Start MATERIAL
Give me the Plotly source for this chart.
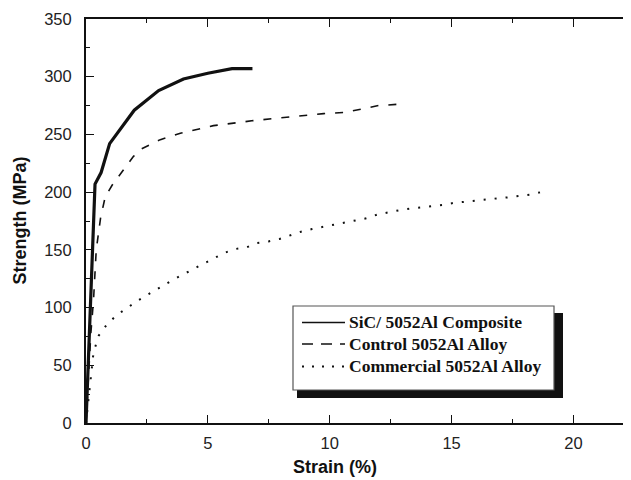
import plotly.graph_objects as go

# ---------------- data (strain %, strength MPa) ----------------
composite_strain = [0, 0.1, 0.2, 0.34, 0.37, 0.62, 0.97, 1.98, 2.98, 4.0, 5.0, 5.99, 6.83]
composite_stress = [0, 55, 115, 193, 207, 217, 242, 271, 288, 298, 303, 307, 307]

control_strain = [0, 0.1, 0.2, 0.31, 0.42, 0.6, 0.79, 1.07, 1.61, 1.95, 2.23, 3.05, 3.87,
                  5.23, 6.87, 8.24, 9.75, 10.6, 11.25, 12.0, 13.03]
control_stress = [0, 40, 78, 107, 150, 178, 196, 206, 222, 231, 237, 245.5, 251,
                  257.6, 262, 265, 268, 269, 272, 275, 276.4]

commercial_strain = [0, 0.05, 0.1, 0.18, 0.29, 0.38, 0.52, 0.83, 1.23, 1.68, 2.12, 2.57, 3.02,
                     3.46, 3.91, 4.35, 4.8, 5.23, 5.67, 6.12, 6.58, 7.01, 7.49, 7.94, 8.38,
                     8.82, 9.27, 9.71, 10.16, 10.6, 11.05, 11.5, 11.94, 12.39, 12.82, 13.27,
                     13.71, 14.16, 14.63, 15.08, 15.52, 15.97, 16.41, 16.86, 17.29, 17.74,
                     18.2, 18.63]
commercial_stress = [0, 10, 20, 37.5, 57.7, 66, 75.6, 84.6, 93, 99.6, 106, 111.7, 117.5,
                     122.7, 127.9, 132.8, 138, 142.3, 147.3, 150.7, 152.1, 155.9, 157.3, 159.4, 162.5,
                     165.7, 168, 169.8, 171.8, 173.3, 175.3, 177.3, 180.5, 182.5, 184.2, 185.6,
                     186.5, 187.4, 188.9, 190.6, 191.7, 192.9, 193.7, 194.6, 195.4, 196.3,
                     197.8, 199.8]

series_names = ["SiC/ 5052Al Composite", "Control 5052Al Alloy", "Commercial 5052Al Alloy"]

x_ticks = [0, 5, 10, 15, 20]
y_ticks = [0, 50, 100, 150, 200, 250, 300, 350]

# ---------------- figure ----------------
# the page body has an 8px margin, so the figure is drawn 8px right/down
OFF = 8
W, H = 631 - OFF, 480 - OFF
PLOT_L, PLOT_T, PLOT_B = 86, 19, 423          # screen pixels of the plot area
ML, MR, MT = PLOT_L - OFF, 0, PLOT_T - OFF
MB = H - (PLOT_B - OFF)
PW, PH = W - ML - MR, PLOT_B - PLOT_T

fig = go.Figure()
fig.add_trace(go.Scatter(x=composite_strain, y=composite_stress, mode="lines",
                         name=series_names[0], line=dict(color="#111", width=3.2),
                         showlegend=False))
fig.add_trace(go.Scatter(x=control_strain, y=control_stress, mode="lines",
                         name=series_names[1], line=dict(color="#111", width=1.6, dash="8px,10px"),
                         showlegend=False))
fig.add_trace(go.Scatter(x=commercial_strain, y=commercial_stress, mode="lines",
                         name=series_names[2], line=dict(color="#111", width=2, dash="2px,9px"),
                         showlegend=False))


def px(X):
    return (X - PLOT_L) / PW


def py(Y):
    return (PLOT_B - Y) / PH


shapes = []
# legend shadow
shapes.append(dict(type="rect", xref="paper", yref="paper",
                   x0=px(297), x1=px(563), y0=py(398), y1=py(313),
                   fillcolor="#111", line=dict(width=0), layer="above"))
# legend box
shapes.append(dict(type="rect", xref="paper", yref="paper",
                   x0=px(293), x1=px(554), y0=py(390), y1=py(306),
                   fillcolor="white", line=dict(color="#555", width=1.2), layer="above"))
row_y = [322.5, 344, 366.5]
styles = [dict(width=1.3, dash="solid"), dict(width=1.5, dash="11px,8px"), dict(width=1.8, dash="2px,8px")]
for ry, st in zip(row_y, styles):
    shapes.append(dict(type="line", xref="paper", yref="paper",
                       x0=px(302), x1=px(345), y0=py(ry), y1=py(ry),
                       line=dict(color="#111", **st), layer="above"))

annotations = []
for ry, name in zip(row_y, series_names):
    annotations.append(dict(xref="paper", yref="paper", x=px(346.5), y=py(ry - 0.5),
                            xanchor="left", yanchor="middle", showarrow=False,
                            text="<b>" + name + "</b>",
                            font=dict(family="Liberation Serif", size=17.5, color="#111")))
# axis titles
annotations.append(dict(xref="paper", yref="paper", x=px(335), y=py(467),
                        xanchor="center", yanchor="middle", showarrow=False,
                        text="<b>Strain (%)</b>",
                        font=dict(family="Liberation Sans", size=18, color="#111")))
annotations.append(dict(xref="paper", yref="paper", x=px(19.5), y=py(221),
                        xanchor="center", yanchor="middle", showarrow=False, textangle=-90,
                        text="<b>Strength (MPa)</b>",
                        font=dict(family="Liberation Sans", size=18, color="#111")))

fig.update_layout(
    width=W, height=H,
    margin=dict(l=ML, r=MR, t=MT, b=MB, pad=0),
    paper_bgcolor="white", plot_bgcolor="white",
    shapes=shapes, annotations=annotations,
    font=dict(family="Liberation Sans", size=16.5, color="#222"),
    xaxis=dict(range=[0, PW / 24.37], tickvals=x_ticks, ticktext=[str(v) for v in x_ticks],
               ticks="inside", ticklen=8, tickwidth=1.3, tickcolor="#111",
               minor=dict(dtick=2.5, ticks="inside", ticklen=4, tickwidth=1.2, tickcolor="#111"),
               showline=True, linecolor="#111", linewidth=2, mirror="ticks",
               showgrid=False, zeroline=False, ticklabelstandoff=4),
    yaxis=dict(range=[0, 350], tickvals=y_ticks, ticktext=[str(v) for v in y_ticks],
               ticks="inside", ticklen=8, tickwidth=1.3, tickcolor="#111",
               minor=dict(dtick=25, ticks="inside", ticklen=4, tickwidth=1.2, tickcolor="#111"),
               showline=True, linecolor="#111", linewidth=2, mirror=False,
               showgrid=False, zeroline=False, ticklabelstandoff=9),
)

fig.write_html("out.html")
End MATERIAL
= TASK DIRECTIONS =
Restate exactly, please, only the lines between the start of the data and the line containing "303, 307, 307]", both ends included, skipping the pictures.

= EXERCISE RESULT =
Give me the Plotly source for this chart.
import plotly.graph_objects as go

# ---------------- data (strain %, strength MPa) ----------------
composite_strain = [0, 0.1, 0.2, 0.34, 0.37, 0.62, 0.97, 1.98, 2.98, 4.0, 5.0, 5.99, 6.83]
composite_stress = [0, 55, 115, 193, 207, 217, 242, 271, 288, 298, 303, 307, 307]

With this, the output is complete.